The New Year's resolutions have been sketched out, but aren't very interesting and aren't worth sharing.

I'd like to share a few reading opportunities with you though, so you can start your reading year off with a bang.

Best of the lot is the Barney Thomson box set. It's going for a staggering £1.09. I was telling some people to buy it and my wife pointed out that cheap doesn't necessarily mean good. She's right, but I put her right in this case - there are seven books here and the first is soon to be made into a film which will be a hot topic when it's released. Wouldn't you want to be able to say you were there before everyone else? Now's your chance.

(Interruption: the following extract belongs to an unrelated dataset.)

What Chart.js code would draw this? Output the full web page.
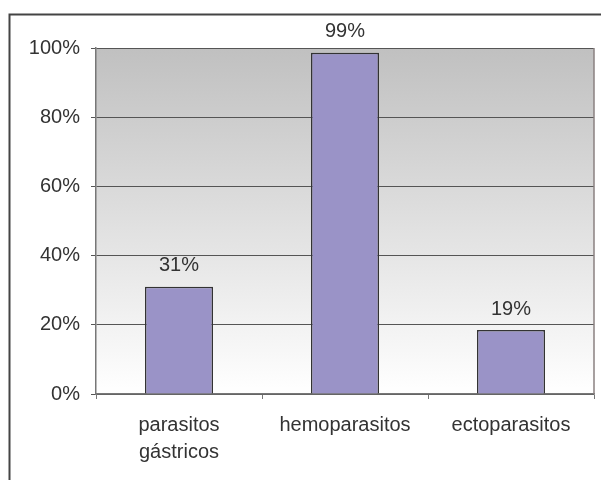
<!DOCTYPE html>
<html>
<head>
<meta charset="utf-8">
<script src="https://cdn.jsdelivr.net/npm/chart.js@4/dist/chart.umd.min.js"></script>
<style>
  html, body { margin: 0; padding: 0; background: #ffffff; }
  #wrap { position: relative; width: 601px; height: 480px; }
</style>
</head>
<body>
<div id="wrap"><canvas id="c" width="601" height="480"></canvas></div>
<script>
const categories = ['parasitos gástricos', 'hemoparasitos', 'ectoparasitos'];
const values = [31, 98.6, 18.5];
const dataLabels = ['31%', '99%', '19%'];
const yTicks = [0, 20, 40, 60, 80, 100];

const FONT = '"Liberation Sans", Arial, sans-serif';
const TEXT = '#333333';

const decor = {
  id: 'decor',
  beforeDraw(chart) {
    const { ctx, chartArea: a } = chart;
    ctx.save();
    const g = ctx.createLinearGradient(0, a.top, 0, a.bottom);
    g.addColorStop(0, '#c0c0c0');
    g.addColorStop(1, '#ffffff');
    ctx.fillStyle = g;
    ctx.fillRect(a.left, a.top, a.right - a.left, a.bottom - a.top);
    ctx.restore();
  },
  afterDatasetsDraw(chart) {
    const { ctx, chartArea: a } = chart;
    ctx.save();
    // right border of plot area
    ctx.strokeStyle = '#8a8080';
    ctx.lineWidth = 1.5;
    ctx.beginPath();
    ctx.moveTo(a.right, a.top);
    ctx.lineTo(a.right, a.bottom);
    ctx.stroke();
    // data labels
    ctx.fillStyle = TEXT;
    ctx.font = '20px ' + FONT;
    ctx.textAlign = 'center';
    ctx.textBaseline = 'middle';
    const meta = chart.getDatasetMeta(0);
    meta.data.forEach((bar, i) => {
      ctx.fillText(dataLabels[i], bar.x, bar.y - 21);
    });
    // outer frame
    ctx.strokeStyle = '#444444';
    ctx.lineWidth = 2;
    ctx.beginPath();
    ctx.moveTo(9.5, 480);
    ctx.lineTo(9.5, 14.5);
    ctx.lineTo(601, 14.5);
    ctx.stroke();
    ctx.restore();
  }
};

new Chart(document.getElementById('c'), {
  type: 'bar',
  data: {
    labels: categories,
    datasets: [{
      data: values,
      backgroundColor: '#9a93c7',
      borderColor: '#333333',
      borderWidth: 1.5,
      barPercentage: 0.41,
      categoryPercentage: 1.0
    }]
  },
  options: {
    responsive: false,
    animation: false,
    devicePixelRatio: 1,
    layout: { padding: { left: 0, top: 48, right: 7, bottom: 0 } },
    plugins: { legend: { display: false }, tooltip: { enabled: false } },
    scales: {
      x: {
        afterFit(s) { s.height = 86; },
        grid: { drawOnChartArea: false, drawTicks: true, tickLength: 5, color: '#777777', offset: true },
        border: { display: true, color: '#777777', width: 1.5 },
        ticks: {
          color: TEXT,
          padding: 13,
          font: { family: FONT, size: 20, lineHeight: 1.35 },
          maxRotation: 0,
          callback(v, i) { return categories[i].split(' '); }
        }
      },
      y: {
        min: 0, max: 100,
        afterFit(s) { s.width = 96; },
        afterBuildTicks(s) { s.ticks = yTicks.map(v => ({ value: v })); },
        grid: { color: '#555555', lineWidth: 1, tickLength: 5, drawTicks: true },
        border: { display: true, color: '#777777', width: 1.5 },
        ticks: {
          color: TEXT,
          padding: 11,
          font: { family: FONT, size: 20 },
          callback(v) { return v + '%'; }
        }
      }
    }
  },
  plugins: [decor]
});
</script>
</body>
</html>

Blasted Heath are also running a few other titles at discounted prices. I'm really pleased that they have Smoke in the pile. I think it might be my best work and really feel it deserves a place on a kindle that does't mind brutal fiction.

If you look in the sidebar here, you'll notice that Hymn From A Village is free today. It's a short story collection and I'm proud of it. Imagine a best-of and you're almost there.

Blackwitch Press has so many freebies that I'm not going to list them. Paul D Brazill's done that already and you can check it out by following the link.

I'm pretty excited about Willy Vlautin's new one, The Free. It's to be released at the end of January, but you can pre-order if you're as curious as I am.

Also very well worth a list is the list of favourite reads from last year over at Jen's Book Thoughts. It's a tasty looking list and I'm intending to pick up all of them (one of those resolutions I didn't share). Take a careful look and buy some of her tips - you won't be disappointed, I'm pretty sure.

And that's it for now.

Happy New Year to you - I hope nice things happen to you and the wind's always at your back.